Smallholders play a key role in the development of Tanzania’s economy and the fund provided to boost the SAGCOT project aims at supporting transformation in the agriculture sector by ending the constrained access to capital and access to new technologies necessary to invest in higher value production, explained WB’s Country Director for Tanzania, Burundi, Malawi, and Somalia, Mrs. Bella Bird.
According to the WB, in Tanzania over 80% of the poor and extreme poor live in rural areas with a limited access to opportunities to establish links to value addition supply chains that can process their harvest and sell higher value crops in the international markets.
This is why the SAGCOT project will incentivise links between agribusiness firms and smallholders by awarding grants to such partnerships that can be used for working capital or covering operational costs to expand the smallholder participation into the supply chain.
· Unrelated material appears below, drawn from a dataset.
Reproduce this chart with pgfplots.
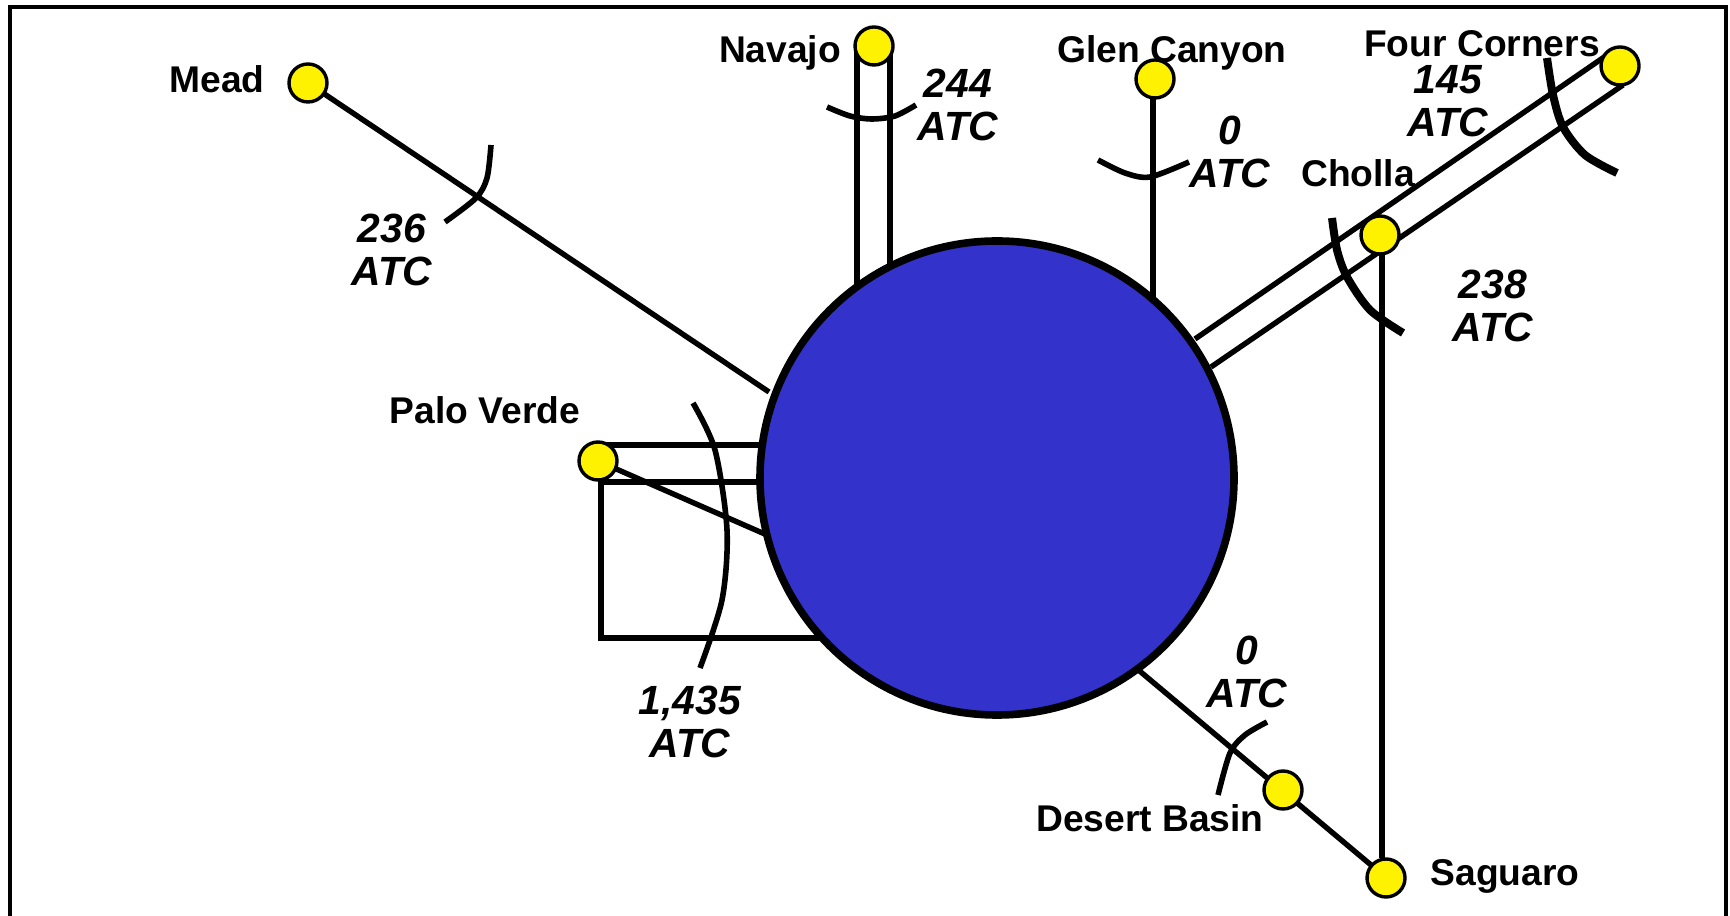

To reach this goal, the Tanzanian government has created two public-private-partnerships (PPPs) to lead the project’s new phase with SAGCOT Centre advertising the SAGCOT Program objectives and SAGCOT Catalytic Trust Fund providing support at early stages of investment.
The SAGCOT project was launched in 2008 with the support of YARA International, a Norway-based chemical company, and the Norwegian government through NORFUND to develop underutilized areas in the country to enhance food production and securing inclusive growth in the Tanzania’s agricultural sector.
The Tanzania’s southern corridor is compounded by the southern highlands going from Dar es Salaam in the country’s coastal region to Sumbawanga in the border region with Democratic Republic of Congo (DRC) and Zambia, which together with Ihemi, Kilombero, Mbarali, Ludewa, and Rufiji constitute the six key cluster developments for fast-track opportunities.